## DATA PROVIDED
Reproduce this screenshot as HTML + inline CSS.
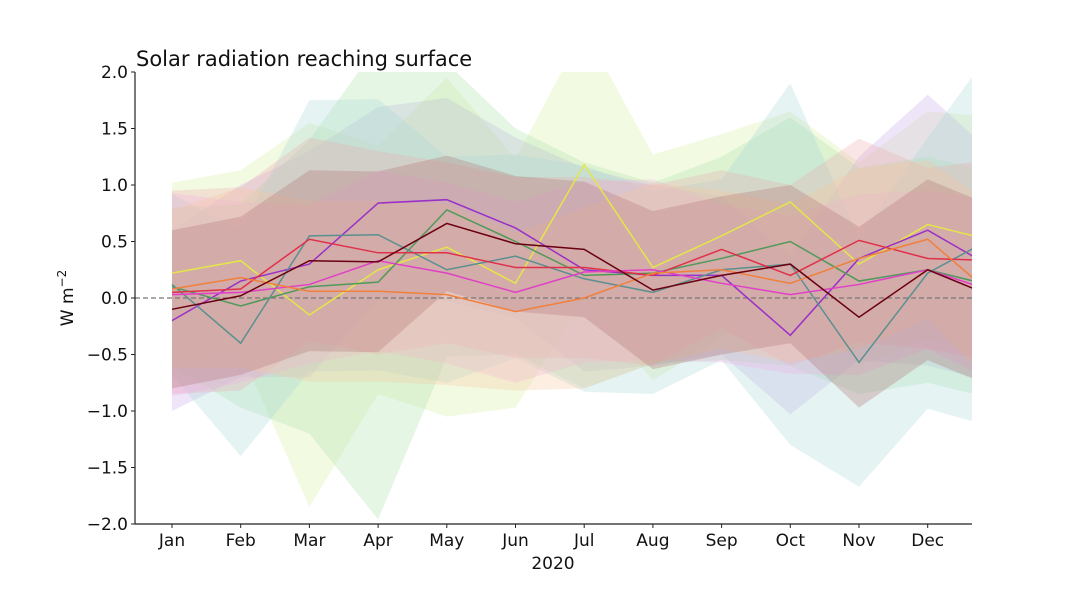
<!DOCTYPE html>
<html><head><meta charset="utf-8"><style>
html,body{margin:0;padding:0;background:#fff;width:1080px;height:600px;overflow:hidden}
svg text{font-family:"DejaVu Sans","Liberation Sans",sans-serif;fill:#111}
</style></head><body>
<svg id="chart" width="1080" height="600" viewBox="0 0 1080 600" xmlns="http://www.w3.org/2000/svg">
<defs><clipPath id="plotclip"><rect x="135" y="72" width="837" height="452"/></clipPath></defs>
<text x="136" y="66" font-size="21">Solar radiation reaching surface</text>
<g id="bands" clip-path="url(#plotclip)"></g>
<line x1="135" x2="972" y1="298" y2="298" stroke="#777" stroke-width="1.3" stroke-dasharray="5,3"/>
<g id="lines" clip-path="url(#plotclip)"></g>
<g id="axes"></g>
<text transform="translate(73,298) rotate(-90)" text-anchor="middle" font-size="17">W m<tspan dy="-7" font-size="12">−2</tspan></text>
<text x="553" y="569" text-anchor="middle" font-size="17">2020</text>
</svg>
<script>
const months = ["Jan","Feb","Mar","Apr","May","Jun","Jul","Aug","Sep","Oct","Nov","Dec"];
const yTicks = [-2.0,-1.5,-1.0,-0.5,0.0,0.5,1.0,1.5,2.0];
const seriesNames = ["yellow","purple","green","teal","red","magenta","orange","brown"];
const lineColors = ["#e4e64a","#9a30c8","#4f9a5a","#5a9090","#e0304a","#e040c8","#f0803c","#6a0010"];
const bandColors = ["#d8f0a0","#c8a8e8","#a8e0a8","#a8d8d8","#f0a8b0","#f0b0e0","#f8c8a0","#b07070"];
const vYellow  = [0.22,0.33,-0.15,0.25,0.45,0.13,1.18,0.27,0.55,0.85,0.30,0.65,0.50];
const vPurple  = [-0.20,0.15,0.30,0.84,0.87,0.62,0.25,0.20,0.20,-0.33,0.35,0.60,0.25];
const vGreen   = [0.10,-0.07,0.10,0.14,0.78,0.50,0.20,0.22,0.35,0.50,0.15,0.25,0.10];
const vTeal    = [0.12,-0.40,0.55,0.56,0.25,0.37,0.17,0.05,0.25,0.30,-0.57,0.22,0.55];
const vRed     = [0.05,0.08,0.52,0.40,0.40,0.27,0.27,0.20,0.43,0.20,0.51,0.35,0.33];
const vMagenta = [0.03,0.05,0.12,0.33,0.22,0.05,0.23,0.25,0.13,0.03,0.12,0.25,0.05];
const vOrange  = [0.08,0.18,0.06,0.06,0.03,-0.12,0.00,0.22,0.25,0.13,0.35,0.52,0.00];
const vBrown   = [-0.10,0.02,0.33,0.32,0.66,0.48,0.43,0.07,0.20,0.30,-0.17,0.25,0.00];
const sYellow  = [0.80,0.80,1.70,1.10,1.50,1.10,1.20,1.00,0.90,0.80,0.90,1.00,1.10];
const sPurple  = [0.80,0.85,1.00,0.85,0.90,0.80,0.90,0.80,0.70,0.70,0.90,1.20,1.00];
const sGreen   = [0.70,0.90,1.30,2.10,1.30,1.00,1.00,0.80,0.90,1.10,1.00,1.00,1.00];
const sTeal    = [0.80,1.00,1.20,1.20,1.00,0.90,1.00,0.90,0.80,1.60,1.10,1.20,1.70];
const sRed     = [0.90,0.90,0.90,0.90,0.80,0.80,0.80,0.80,0.70,0.80,0.90,0.80,0.90];
const sMagenta = [0.90,0.80,0.70,0.80,0.80,0.80,0.80,0.80,0.70,0.70,0.80,0.70,0.80];
const sOrange  = [0.70,0.80,0.80,0.80,0.80,0.70,0.80,0.80,0.70,0.70,0.80,0.70,0.80];
const sBrown   = [0.70,0.70,0.80,0.80,0.60,0.60,0.60,0.70,0.70,0.70,0.80,0.80,0.80];
const allValues = [vYellow,vPurple,vGreen,vTeal,vRed,vMagenta,vOrange,vBrown];
const allSpreads = [sYellow,sPurple,sGreen,sTeal,sRed,sMagenta,sOrange,sBrown];

const NS="http://www.w3.org/2000/svg";
const x0=172, dx=68.7, yZero=298, yScale=113;
function xs(i){return x0+i*dx;}
function ys(v){return yZero-v*yScale;}
const bands=document.getElementById('bands'), lines=document.getElementById('lines'), axes=document.getElementById('axes');

allValues.forEach((vals,k)=>{
  const sp=allSpreads[k];
  let up=vals.map((v,i)=>xs(i)+','+ys(v+sp[i]));
  let lo=vals.map((v,i)=>xs(i)+','+ys(v-sp[i])).reverse();
  const p=document.createElementNS(NS,'polygon');
  p.setAttribute('points',up.concat(lo).join(' '));
  p.setAttribute('fill',bandColors[k]);
  p.setAttribute('fill-opacity','0.3');
  
  
  bands.appendChild(p);
});
allValues.forEach((vals,k)=>{
  const l=document.createElementNS(NS,'polyline');
  l.setAttribute('points',vals.map((v,i)=>xs(i)+','+ys(v)).join(' '));
  l.setAttribute('fill','none');
  l.setAttribute('stroke',lineColors[k]);
  l.setAttribute('stroke-width','1.5');
  
  
  lines.appendChild(l);
});
function mk(tag,attrs){const e=document.createElementNS(NS,tag);for(const a in attrs)e.setAttribute(a,attrs[a]);return e;}
const ysp=mk('line',{x1:135,x2:135,y1:72,y2:524,stroke:'#222','stroke-width':1.2});


axes.appendChild(ysp);
const xsp=mk('line',{x1:135,x2:972,y1:524,y2:524,stroke:'#222','stroke-width':1.2});


axes.appendChild(xsp);
yTicks.forEach(t=>{
  const y=ys(t);
  axes.appendChild(mk('line',{x1:131,x2:135,y1:y,y2:y,stroke:'#222'}));
  const tx=mk('text',{x:128,y:y+6,'text-anchor':'end','font-size':17});
  tx.textContent=(t<0?'−':'')+Math.abs(t).toFixed(1);
  
  
  axes.appendChild(tx);
});
months.forEach((m,i)=>{
  const x=xs(i);
  axes.appendChild(mk('line',{x1:x,x2:x,y1:524,y2:528,stroke:'#222'}));
  const tx=mk('text',{x:x,y:546,'text-anchor':'middle','font-size':17});
  tx.textContent=m;
  
  
  axes.appendChild(tx);
});
</script>
</body></html>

## TASK OBJECTIVE
Repeat the material above verbatim. Leave the pictures behind.

## REPLY TO THE EXERCISE
Reproduce this screenshot as HTML + inline CSS.
<!DOCTYPE html>
<html><head><meta charset="utf-8"><style>
html,body{margin:0;padding:0;background:#fff;width:1080px;height:600px;overflow:hidden}
svg text{font-family:"DejaVu Sans","Liberation Sans",sans-serif;fill:#111}
</style></head><body>
<svg id="chart" width="1080" height="600" viewBox="0 0 1080 600" xmlns="http://www.w3.org/2000/svg">
<defs><clipPath id="plotclip"><rect x="135" y="72" width="837" height="452"/></clipPath></defs>
<text x="136" y="66" font-size="21">Solar radiation reaching surface</text>
<g id="bands" clip-path="url(#plotclip)"></g>
<line x1="135" x2="972" y1="298" y2="298" stroke="#777" stroke-width="1.3" stroke-dasharray="5,3"/>
<g id="lines" clip-path="url(#plotclip)"></g>
<g id="axes"></g>
<text transform="translate(73,298) rotate(-90)" text-anchor="middle" font-size="17">W m<tspan dy="-7" font-size="12">−2</tspan></text>
<text x="553" y="569" text-anchor="middle" font-size="17">2020</text>
</svg>
<script>
const months = ["Jan","Feb","Mar","Apr","May","Jun","Jul","Aug","Sep","Oct","Nov","Dec"];
const yTicks = [-2.0,-1.5,-1.0,-0.5,0.0,0.5,1.0,1.5,2.0];
const seriesNames = ["yellow","purple","green","teal","red","magenta","orange","brown"];
const lineColors = ["#e4e64a","#9a30c8","#4f9a5a","#5a9090","#e0304a","#e040c8","#f0803c","#6a0010"];
const bandColors = ["#d8f0a0","#c8a8e8","#a8e0a8","#a8d8d8","#f0a8b0","#f0b0e0","#f8c8a0","#b07070"];
const vYellow  = [0.22,0.33,-0.15,0.25,0.45,0.13,1.18,0.27,0.55,0.85,0.30,0.65,0.50];
const vPurple  = [-0.20,0.15,0.30,0.84,0.87,0.62,0.25,0.20,0.20,-0.33,0.35,0.60,0.25];
const vGreen   = [0.10,-0.07,0.10,0.14,0.78,0.50,0.20,0.22,0.35,0.50,0.15,0.25,0.10];
const vTeal    = [0.12,-0.40,0.55,0.56,0.25,0.37,0.17,0.05,0.25,0.30,-0.57,0.22,0.55];
const vRed     = [0.05,0.08,0.52,0.40,0.40,0.27,0.27,0.20,0.43,0.20,0.51,0.35,0.33];
const vMagenta = [0.03,0.05,0.12,0.33,0.22,0.05,0.23,0.25,0.13,0.03,0.12,0.25,0.05];
const vOrange  = [0.08,0.18,0.06,0.06,0.03,-0.12,0.00,0.22,0.25,0.13,0.35,0.52,0.00];
const vBrown   = [-0.10,0.02,0.33,0.32,0.66,0.48,0.43,0.07,0.20,0.30,-0.17,0.25,0.00];
const sYellow  = [0.80,0.80,1.70,1.10,1.50,1.10,1.20,1.00,0.90,0.80,0.90,1.00,1.10];
const sPurple  = [0.80,0.85,1.00,0.85,0.90,0.80,0.90,0.80,0.70,0.70,0.90,1.20,1.00];
const sGreen   = [0.70,0.90,1.30,2.10,1.30,1.00,1.00,0.80,0.90,1.10,1.00,1.00,1.00];
const sTeal    = [0.80,1.00,1.20,1.20,1.00,0.90,1.00,0.90,0.80,1.60,1.10,1.20,1.70];
const sRed     = [0.90,0.90,0.90,0.90,0.80,0.80,0.80,0.80,0.70,0.80,0.90,0.80,0.90];
const sMagenta = [0.90,0.80,0.70,0.80,0.80,0.80,0.80,0.80,0.70,0.70,0.80,0.70,0.80];
const sOrange  = [0.70,0.80,0.80,0.80,0.80,0.70,0.80,0.80,0.70,0.70,0.80,0.70,0.80];
const sBrown   = [0.70,0.70,0.80,0.80,0.60,0.60,0.60,0.70,0.70,0.70,0.80,0.80,0.80];
const allValues = [vYellow,vPurple,vGreen,vTeal,vRed,vMagenta,vOrange,vBrown];
const allSpreads = [sYellow,sPurple,sGreen,sTeal,sRed,sMagenta,sOrange,sBrown];

const NS="http://www.w3.org/2000/svg";
const x0=172, dx=68.7, yZero=298, yScale=113;
function xs(i){return x0+i*dx;}
function ys(v){return yZero-v*yScale;}
const bands=document.getElementById('bands'), lines=document.getElementById('lines'), axes=document.getElementById('axes');

allValues.forEach((vals,k)=>{
  const sp=allSpreads[k];
  let up=vals.map((v,i)=>xs(i)+','+ys(v+sp[i]));
  let lo=vals.map((v,i)=>xs(i)+','+ys(v-sp[i])).reverse();
  const p=document.createElementNS(NS,'polygon');
  p.setAttribute('points',up.concat(lo).join(' '));
  p.setAttribute('fill',bandColors[k]);
  p.setAttribute('fill-opacity','0.3');
  
  
  bands.appendChild(p);
});
allValues.forEach((vals,k)=>{
  const l=document.createElementNS(NS,'polyline');
  l.setAttribute('points',vals.map((v,i)=>xs(i)+','+ys(v)).join(' '));
  l.setAttribute('fill','none');
  l.setAttribute('stroke',lineColors[k]);
  l.setAttribute('stroke-width','1.5');
  
  
  lines.appendChild(l);
});
function mk(tag,attrs){const e=document.createElementNS(NS,tag);for(const a in attrs)e.setAttribute(a,attrs[a]);return e;}
const ysp=mk('line',{x1:135,x2:135,y1:72,y2:524,stroke:'#222','stroke-width':1.2});


axes.appendChild(ysp);
const xsp=mk('line',{x1:135,x2:972,y1:524,y2:524,stroke:'#222','stroke-width':1.2});


axes.appendChild(xsp);
yTicks.forEach(t=>{
  const y=ys(t);
  axes.appendChild(mk('line',{x1:131,x2:135,y1:y,y2:y,stroke:'#222'}));
  const tx=mk('text',{x:128,y:y+6,'text-anchor':'end','font-size':17});
  tx.textContent=(t<0?'−':'')+Math.abs(t).toFixed(1);
  
  
  axes.appendChild(tx);
});
months.forEach((m,i)=>{
  const x=xs(i);
  axes.appendChild(mk('line',{x1:x,x2:x,y1:524,y2:528,stroke:'#222'}));
  const tx=mk('text',{x:x,y:546,'text-anchor':'middle','font-size':17});
  tx.textContent=m;
  
  
  axes.appendChild(tx);
});
</script>
</body></html>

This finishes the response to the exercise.